Em entrevista à Folha, feita por telefone de Nova York, onde mora há 15 anos, Peter Carey conta o que o motivou a escrever seu romance. Relata sua breve experiência com cinema e explica o que os prêmios representam na sua experiência de escritor.

 

Folha - Seu livro é inspirado em uma fraude literária. Qual foi sua motivação?
Peter Carey -
O que me impressionou na história de Ern Malley foi que ele nunca existiu, era completamente inventado. Mesmo assim, ganhou vida, e a fraude que ele representou ainda está viva na nossa imaginação. Pensei em como seria estar na sua pele. De repente você aparece, com a idade de 24 anos, e todos acham que você é falso. Como você se sentiria? Ficaria bravo? Esse personagem está vivo na imaginação da literatura australiana. Acho que a maioria dos escritores australianos não apenas pensam nele, mas gostam dele. No meu livro, no fim, ele vence. É vingado. Também comecei a pensar na história de "Frankenstein", de Mary Shelley. Claro, deixei totalmente para trás a realidade e a história, aquilo que realmente aconteceu. Inventei circunstâncias. No final, não há muita coisa da história real, exceto por alguns dos poemas.

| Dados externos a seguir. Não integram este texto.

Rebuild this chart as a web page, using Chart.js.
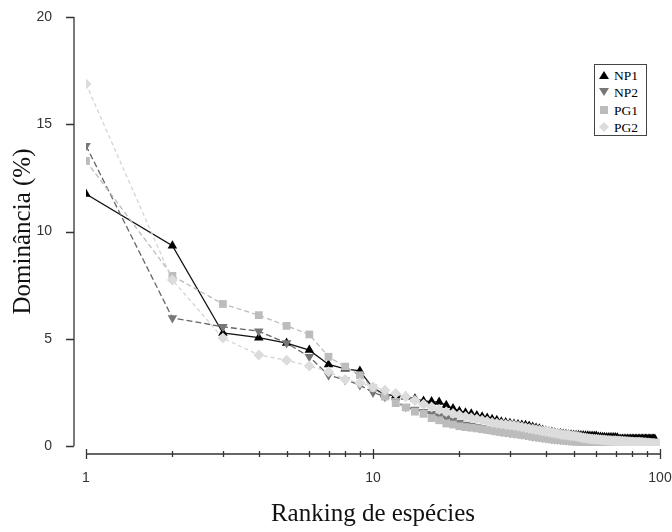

Folha - Havia a intenção de ironizar o papel da crítica literária?
Carey -
Não foi a minha intenção inicial. Eu considero as pessoas que criaram a fraude meus inimigos culturais, pela visão conservadora deles. Não estão do meu lado, pelo menos politicamente. Acho que a piada que fizeram teve um efeito muito negativo na sociedade australiana. Tablóides e jornais da época ficaram felizes em dizer que arte era bobagem. Foram vitoriosos no curto prazo, mas não no longo prazo. No final, alguns dos poemas que inventaram foram considerados muito bons. Há universidades dos EUA que realmente usam esses poemas falsos em seus cursos de literatura. As principais antologias de poesia australiana incluem os poemas de Ern Malley. Então a idéia do livro é de uma vingança da arte, do risco e do modernismo, o que os fraudadores nunca imaginaram que poderia acontecer. A personagem que eles criaram era mais importante do que eles mesmos. Hoje, ninguém lê a obra deles, mas a de Ern Malley. Acho isso mais intrigante do que fazer uma ironia com os críticos.